Dictionary Iteration Patterns
Dictionaries store key-value pairs and provide unique iteration considerations compared to arrays. When you iterate over a dictionary with for-in, you receive each key-value pair as a tuple:
let appSettings: [String: Any] = [
"darkMode": true,
"notifications": true,
"syncInterval": 15,
"cacheSize": 100
]
for (key, value) in appSettings {
print("\(key): \(value)")
}
The iteration order of dictionaries is undefined, reflecting their hash-based internal structure. If you require ordered iteration, sort the keys first:
for key in appSettings.keys.sorted() {
if let value = appSettings[key] {
print("\(key): \(value)")
}
}
In mobile app development, dictionary iteration frequently occurs when processing configuration objects, handling API response payloads, and managing user preference storage. The ability to iterate and transform dictionary data efficiently impacts how quickly your app can process and display information to users.
Filtering with Where Clauses
The where clause allows filtering during iteration, processing only elements that satisfy specified conditions:
let userPermissions: [String: Bool] = [
"readProfile": true,
"writeProfile": false,
"deleteAccount": false,
"viewAnalytics": true
]
for (permission, isEnabled) in userPermissions where isEnabled {
print("Active permission: \(permission)")
}
// Output: Active permission: readProfile, viewAnalytics
This pattern eliminates the need for separate filtering and iteration steps, producing more efficient and readable code for permission checks, feature flag evaluation, and conditional processing scenarios.
Sorting and Ordered Dictionary Iteration
When dictionary iteration order matters--such as displaying settings in a consistent UI--you can sort by keys, values, or complex criteria:
let countryCodes = ["US": 1, "CA": 1, "UK": 44, "AU": 61]
// Sort by country name
for (country, code) in countryCodes.sorted(by: { $0.key < $1.key }) {
print("\(country): +\(code)")
}
// Sort by dial code
for (country, code) in countryCodes.sorted(by: { $0.value < $1.value }) {
print("Code +\(code): \(country)")
}
Sorting before iteration ensures predictable output order regardless of the underlying hash algorithm, which proves essential for consistent user interfaces and reliable testing.
Advanced Iteration with Enums
Enumerations with associated values require pattern matching during iteration. When enums conform to the CaseIterable protocol, Swift generates an allCases property enabling comprehensive iteration:
enum MobilePlatform: String, CaseIterable {
case iOS = "Apple"
case android = "Google"
case reactNative = "Meta"
case flutter = "Google"
var sdkAvailable: Bool { true }
}
for platform in MobilePlatform.allCases {
print("Platform: \(platform.rawValue)")
print("SDK Available: \(platform.sdkAvailable)")
}
This pattern proves invaluable when building cross-platform mobile applications that need to support multiple deployment targets, configure platform-specific features, or generate UI elements for each supported environment.

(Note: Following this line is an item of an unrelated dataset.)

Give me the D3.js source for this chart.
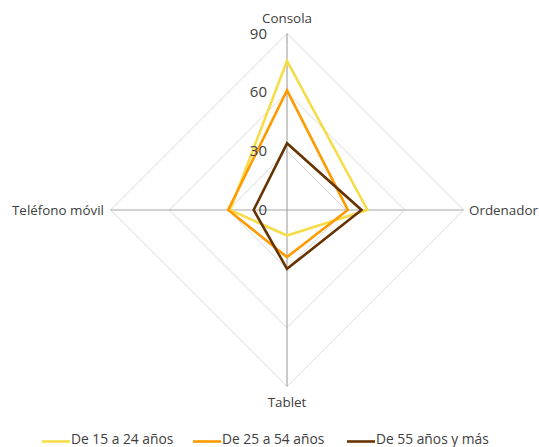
<!DOCTYPE html>
<html><head><meta charset="utf-8">
<script src="https://cdn.jsdelivr.net/npm/d3@7"></script>
<style>
body{margin:0;background:#fff;}
text{font-family:"Open Sans","Lato",sans-serif;fill:#404040;}
</style></head>
<body><svg id="c" width="539" height="447"></svg>
<script>
const categories = ["Consola","Ordenador","Tablet","Teléfono móvil"];
const seriesNames = ["De 15 a 24 años","De 25 a 54 años","De 55 años y más"];
const s1 = [76, 41, 13, 29];
const s2 = [61, 31, 24, 30];
const s3 = [34, 38, 30, 17];
const tickValues = [0, 30, 60, 90];
const colors = ["#F7DC4A", "#FF9A00", "#663300"];
const series = [s1, s2, s3];

const svg = d3.select("#c");
const cx = 287, cy = 210, R = 176.5;
const r = d3.scaleLinear().domain([0, 90]).range([0, R]);
const ang = d3.scalePoint().domain(categories).range([0, 2*Math.PI*(categories.length-1)/categories.length]);
const pt = (c, v) => { const a = ang(c) - Math.PI/2; return [cx + r(v)*Math.cos(a), cy + r(v)*Math.sin(a)]; };

const g = svg.append("g");
tickValues.filter(t => t > 0).forEach(t => {
  g.append("polygon")
    .attr("points", categories.map(c => pt(c, t).join(",")).join(" "))
    .attr("fill", "none").attr("stroke", "#d9d9d9").attr("stroke-width", 1);
});
categories.forEach(c => {
  const [x, y] = pt(c, 90);
  g.append("line").attr("x1", cx).attr("y1", cy).attr("x2", x).attr("y2", y)
    .attr("stroke", "#a6a6a6").attr("stroke-width", 1.2);
});
const line = d3.line().curve(d3.curveLinearClosed);
series.forEach((s, i) => {
  g.append("path")
    .attr("d", line(categories.map((c, j) => pt(c, s[j]))))
    .attr("fill", "none").attr("stroke", colors[i]).attr("stroke-width", 2.6)
    .attr("stroke-linejoin", "miter");
});
tickValues.forEach(t => {
  g.append("text").attr("x", cx - 20).attr("y", cy - r(t) + 5)
    .attr("text-anchor", "end").attr("font-size", 15).text(t);
});
const labPos = {
  "Consola": [cx, 23, "middle"],
  "Ordenador": [469, cy + 5, "start"],
  "Tablet": [cx, 407, "middle"],
  "Teléfono móvil": [104, cy + 5, "end"]
};
categories.forEach(c => {
  const [x, y, a] = labPos[c];
  g.append("text").attr("x", x).attr("y", y).attr("text-anchor", a)
    .attr("font-size", 13.4).text(c);
});
const lx = [42, 193, 347];
seriesNames.forEach((n, i) => {
  svg.append("line").attr("x1", lx[i]).attr("x2", lx[i] + 28)
    .attr("y1", 441.5).attr("y2", 441.5)
    .attr("stroke", colors[i]).attr("stroke-width", 2.6);
  svg.append("text").attr("x", lx[i] + 29).attr("y", 444)
    .attr("font-size", 13.8).text(n);
});
</script></body></html>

CaseIterable for State Management
CaseIterable simplifies state machine implementation and testing scenarios common in mobile applications:
enum AuthState: CaseIterable {
case idle
case authenticating
case authenticated
case failed
case sessionExpired
}
// Generate onboarding UI for each state
for state in AuthState.allCases {
createPreview(for: state)
}
// Validate all states are handled in switch
func handleAuthState(_ state: AuthState) {
switch state {
case .authenticating: showLoading()
case .authenticated: navigateToDashboard()
case .failed: displayError()
case .sessionExpired: promptReauth()
case .idle: showLoginForm()
}
}
Iterating with Raw Values
Enums with raw values enable sorted iteration based on those values:
enum AppScreen: Int, CaseIterable {
case splash = 0
case login = 1
case dashboard = 2
case profile = 3
case settings = 4
}
for screen in AppScreen.allCases.sorted(by: { $0.rawValue < $1.rawValue }) {
print("Screen \(screen.rawValue): \(screen)")
}
The ability to iterate over enum cases systematically supports code generation, automated testing, and configuration management scenarios common in professional mobile development. This pattern appears frequently in app navigation systems, form validation flows, and feature flag management.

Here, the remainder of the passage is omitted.